◆ Aim ◆
Copy out all the lines exactly. Omit pictures.

§ §

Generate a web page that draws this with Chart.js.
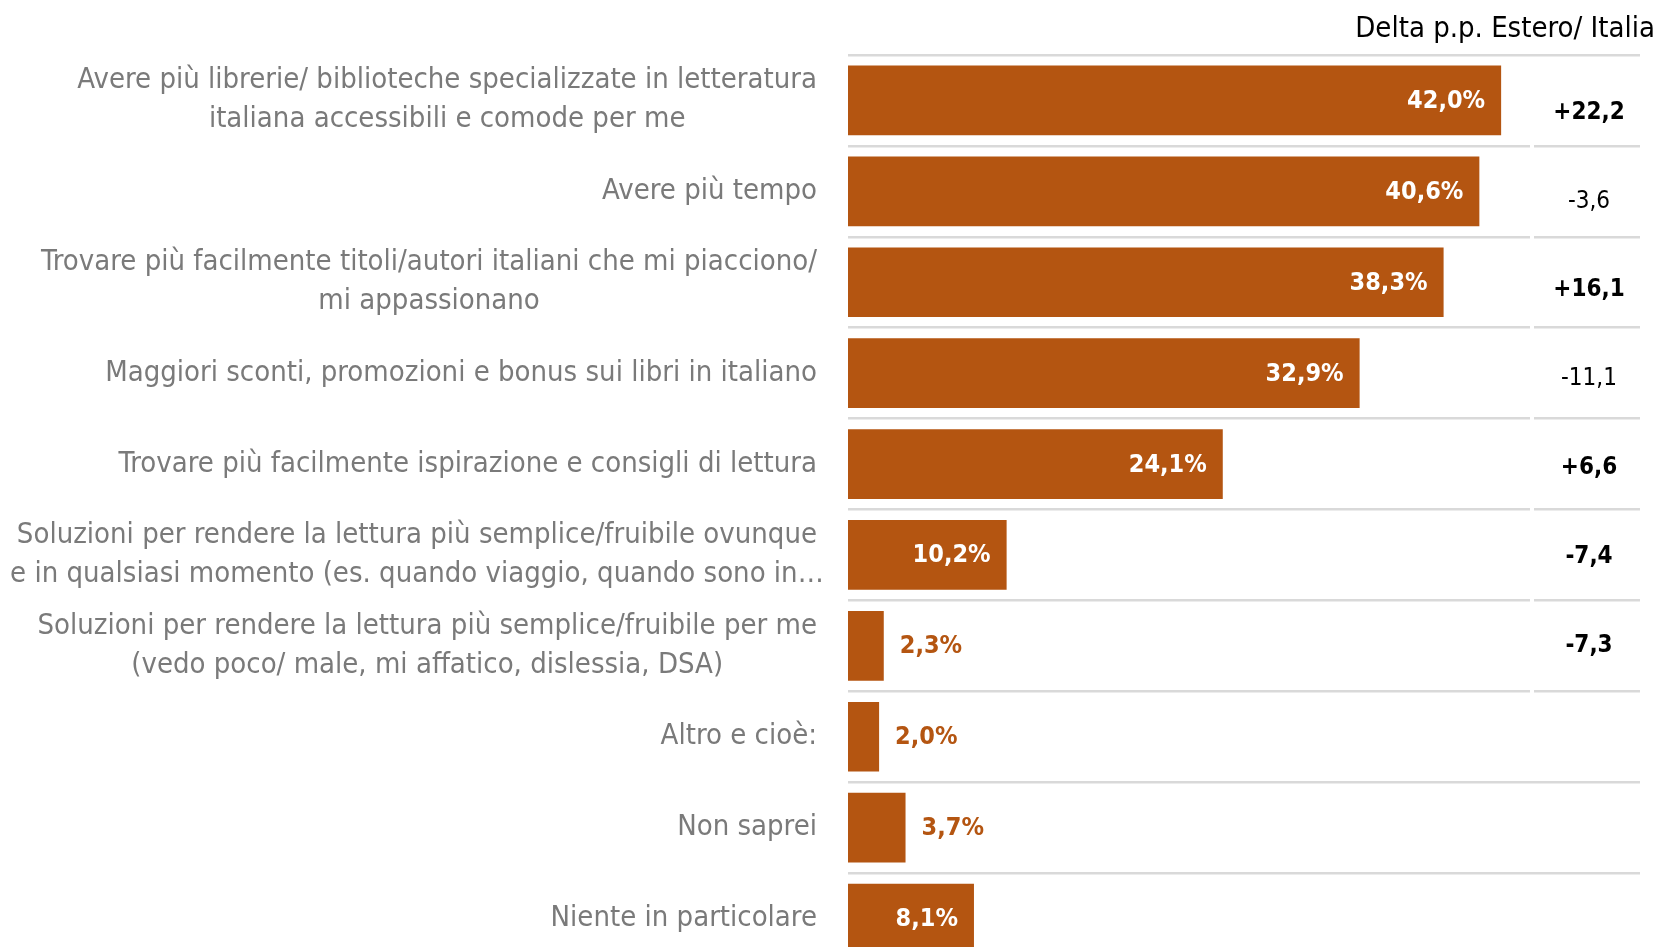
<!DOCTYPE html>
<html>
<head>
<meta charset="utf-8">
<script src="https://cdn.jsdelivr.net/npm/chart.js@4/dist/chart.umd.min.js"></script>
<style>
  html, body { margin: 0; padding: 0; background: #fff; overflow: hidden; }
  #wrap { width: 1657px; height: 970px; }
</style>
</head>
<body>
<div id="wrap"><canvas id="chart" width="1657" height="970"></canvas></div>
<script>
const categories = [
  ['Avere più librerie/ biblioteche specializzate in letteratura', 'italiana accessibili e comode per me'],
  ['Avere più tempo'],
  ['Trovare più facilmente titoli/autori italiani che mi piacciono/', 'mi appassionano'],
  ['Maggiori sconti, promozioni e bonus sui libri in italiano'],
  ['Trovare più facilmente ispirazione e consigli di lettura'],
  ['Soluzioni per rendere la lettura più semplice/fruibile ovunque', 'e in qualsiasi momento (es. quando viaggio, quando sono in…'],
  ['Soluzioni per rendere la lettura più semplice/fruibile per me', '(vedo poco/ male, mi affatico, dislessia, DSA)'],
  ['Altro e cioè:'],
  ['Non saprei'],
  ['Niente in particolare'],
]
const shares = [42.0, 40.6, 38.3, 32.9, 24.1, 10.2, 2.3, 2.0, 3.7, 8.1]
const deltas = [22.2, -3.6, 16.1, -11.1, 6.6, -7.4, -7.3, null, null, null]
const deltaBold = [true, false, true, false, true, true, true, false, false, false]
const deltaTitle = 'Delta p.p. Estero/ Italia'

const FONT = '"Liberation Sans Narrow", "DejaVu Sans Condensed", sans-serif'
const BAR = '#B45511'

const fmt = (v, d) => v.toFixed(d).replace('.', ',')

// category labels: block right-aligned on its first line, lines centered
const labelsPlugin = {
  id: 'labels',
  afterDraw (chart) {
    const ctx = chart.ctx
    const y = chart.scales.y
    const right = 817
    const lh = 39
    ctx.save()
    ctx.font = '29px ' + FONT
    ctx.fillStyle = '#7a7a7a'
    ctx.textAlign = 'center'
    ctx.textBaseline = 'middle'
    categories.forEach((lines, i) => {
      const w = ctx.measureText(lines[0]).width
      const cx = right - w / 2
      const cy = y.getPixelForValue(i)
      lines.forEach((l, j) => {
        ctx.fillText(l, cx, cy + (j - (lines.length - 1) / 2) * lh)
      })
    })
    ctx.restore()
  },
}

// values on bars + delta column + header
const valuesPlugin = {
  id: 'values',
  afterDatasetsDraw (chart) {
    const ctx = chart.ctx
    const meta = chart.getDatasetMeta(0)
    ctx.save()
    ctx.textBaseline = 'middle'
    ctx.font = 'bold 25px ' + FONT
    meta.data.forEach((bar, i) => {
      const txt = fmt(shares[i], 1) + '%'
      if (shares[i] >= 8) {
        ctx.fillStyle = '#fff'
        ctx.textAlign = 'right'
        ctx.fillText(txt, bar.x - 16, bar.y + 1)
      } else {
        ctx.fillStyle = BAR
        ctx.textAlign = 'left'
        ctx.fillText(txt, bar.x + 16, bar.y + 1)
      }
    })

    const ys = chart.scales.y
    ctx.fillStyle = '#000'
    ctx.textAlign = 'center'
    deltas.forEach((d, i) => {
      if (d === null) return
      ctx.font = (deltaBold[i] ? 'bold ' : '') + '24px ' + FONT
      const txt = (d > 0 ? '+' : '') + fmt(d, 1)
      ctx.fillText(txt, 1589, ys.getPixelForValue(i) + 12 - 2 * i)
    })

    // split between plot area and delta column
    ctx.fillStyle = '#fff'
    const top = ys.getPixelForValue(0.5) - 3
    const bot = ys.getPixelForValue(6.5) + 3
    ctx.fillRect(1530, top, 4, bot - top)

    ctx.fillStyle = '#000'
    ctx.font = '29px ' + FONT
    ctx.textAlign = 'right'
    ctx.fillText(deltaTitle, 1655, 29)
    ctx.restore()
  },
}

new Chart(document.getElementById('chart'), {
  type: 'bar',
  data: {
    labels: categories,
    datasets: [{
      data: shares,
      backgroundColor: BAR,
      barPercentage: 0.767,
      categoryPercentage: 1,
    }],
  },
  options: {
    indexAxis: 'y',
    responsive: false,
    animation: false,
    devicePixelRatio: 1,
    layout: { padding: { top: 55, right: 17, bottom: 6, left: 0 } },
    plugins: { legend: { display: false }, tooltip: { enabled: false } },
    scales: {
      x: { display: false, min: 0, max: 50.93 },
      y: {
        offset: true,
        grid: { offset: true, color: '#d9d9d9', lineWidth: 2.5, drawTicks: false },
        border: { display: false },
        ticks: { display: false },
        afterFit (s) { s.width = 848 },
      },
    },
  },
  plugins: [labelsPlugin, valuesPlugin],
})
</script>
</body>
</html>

§ §

◆ Solution to the exercise ◆
Generate a web page that draws this with Chart.js.
<!DOCTYPE html>
<html>
<head>
<meta charset="utf-8">
<script src="https://cdn.jsdelivr.net/npm/chart.js@4/dist/chart.umd.min.js"></script>
<style>
  html, body { margin: 0; padding: 0; background: #fff; overflow: hidden; }
  #wrap { width: 1657px; height: 970px; }
</style>
</head>
<body>
<div id="wrap"><canvas id="chart" width="1657" height="970"></canvas></div>
<script>
const categories = [
  ['Avere più librerie/ biblioteche specializzate in letteratura', 'italiana accessibili e comode per me'],
  ['Avere più tempo'],
  ['Trovare più facilmente titoli/autori italiani che mi piacciono/', 'mi appassionano'],
  ['Maggiori sconti, promozioni e bonus sui libri in italiano'],
  ['Trovare più facilmente ispirazione e consigli di lettura'],
  ['Soluzioni per rendere la lettura più semplice/fruibile ovunque', 'e in qualsiasi momento (es. quando viaggio, quando sono in…'],
  ['Soluzioni per rendere la lettura più semplice/fruibile per me', '(vedo poco/ male, mi affatico, dislessia, DSA)'],
  ['Altro e cioè:'],
  ['Non saprei'],
  ['Niente in particolare'],
]
const shares = [42.0, 40.6, 38.3, 32.9, 24.1, 10.2, 2.3, 2.0, 3.7, 8.1]
const deltas = [22.2, -3.6, 16.1, -11.1, 6.6, -7.4, -7.3, null, null, null]
const deltaBold = [true, false, true, false, true, true, true, false, false, false]
const deltaTitle = 'Delta p.p. Estero/ Italia'

const FONT = '"Liberation Sans Narrow", "DejaVu Sans Condensed", sans-serif'
const BAR = '#B45511'

const fmt = (v, d) => v.toFixed(d).replace('.', ',')

// category labels: block right-aligned on its first line, lines centered
const labelsPlugin = {
  id: 'labels',
  afterDraw (chart) {
    const ctx = chart.ctx
    const y = chart.scales.y
    const right = 817
    const lh = 39
    ctx.save()
    ctx.font = '29px ' + FONT
    ctx.fillStyle = '#7a7a7a'
    ctx.textAlign = 'center'
    ctx.textBaseline = 'middle'
    categories.forEach((lines, i) => {
      const w = ctx.measureText(lines[0]).width
      const cx = right - w / 2
      const cy = y.getPixelForValue(i)
      lines.forEach((l, j) => {
        ctx.fillText(l, cx, cy + (j - (lines.length - 1) / 2) * lh)
      })
    })
    ctx.restore()
  },
}

// values on bars + delta column + header
const valuesPlugin = {
  id: 'values',
  afterDatasetsDraw (chart) {
    const ctx = chart.ctx
    const meta = chart.getDatasetMeta(0)
    ctx.save()
    ctx.textBaseline = 'middle'
    ctx.font = 'bold 25px ' + FONT
    meta.data.forEach((bar, i) => {
      const txt = fmt(shares[i], 1) + '%'
      if (shares[i] >= 8) {
        ctx.fillStyle = '#fff'
        ctx.textAlign = 'right'
        ctx.fillText(txt, bar.x - 16, bar.y + 1)
      } else {
        ctx.fillStyle = BAR
        ctx.textAlign = 'left'
        ctx.fillText(txt, bar.x + 16, bar.y + 1)
      }
    })

    const ys = chart.scales.y
    ctx.fillStyle = '#000'
    ctx.textAlign = 'center'
    deltas.forEach((d, i) => {
      if (d === null) return
      ctx.font = (deltaBold[i] ? 'bold ' : '') + '24px ' + FONT
      const txt = (d > 0 ? '+' : '') + fmt(d, 1)
      ctx.fillText(txt, 1589, ys.getPixelForValue(i) + 12 - 2 * i)
    })

    // split between plot area and delta column
    ctx.fillStyle = '#fff'
    const top = ys.getPixelForValue(0.5) - 3
    const bot = ys.getPixelForValue(6.5) + 3
    ctx.fillRect(1530, top, 4, bot - top)

    ctx.fillStyle = '#000'
    ctx.font = '29px ' + FONT
    ctx.textAlign = 'right'
    ctx.fillText(deltaTitle, 1655, 29)
    ctx.restore()
  },
}

new Chart(document.getElementById('chart'), {
  type: 'bar',
  data: {
    labels: categories,
    datasets: [{
      data: shares,
      backgroundColor: BAR,
      barPercentage: 0.767,
      categoryPercentage: 1,
    }],
  },
  options: {
    indexAxis: 'y',
    responsive: false,
    animation: false,
    devicePixelRatio: 1,
    layout: { padding: { top: 55, right: 17, bottom: 6, left: 0 } },
    plugins: { legend: { display: false }, tooltip: { enabled: false } },
    scales: {
      x: { display: false, min: 0, max: 50.93 },
      y: {
        offset: true,
        grid: { offset: true, color: '#d9d9d9', lineWidth: 2.5, drawTicks: false },
        border: { display: false },
        ticks: { display: false },
        afterFit (s) { s.width = 848 },
      },
    },
  },
  plugins: [labelsPlugin, valuesPlugin],
})
</script>
</body>
</html>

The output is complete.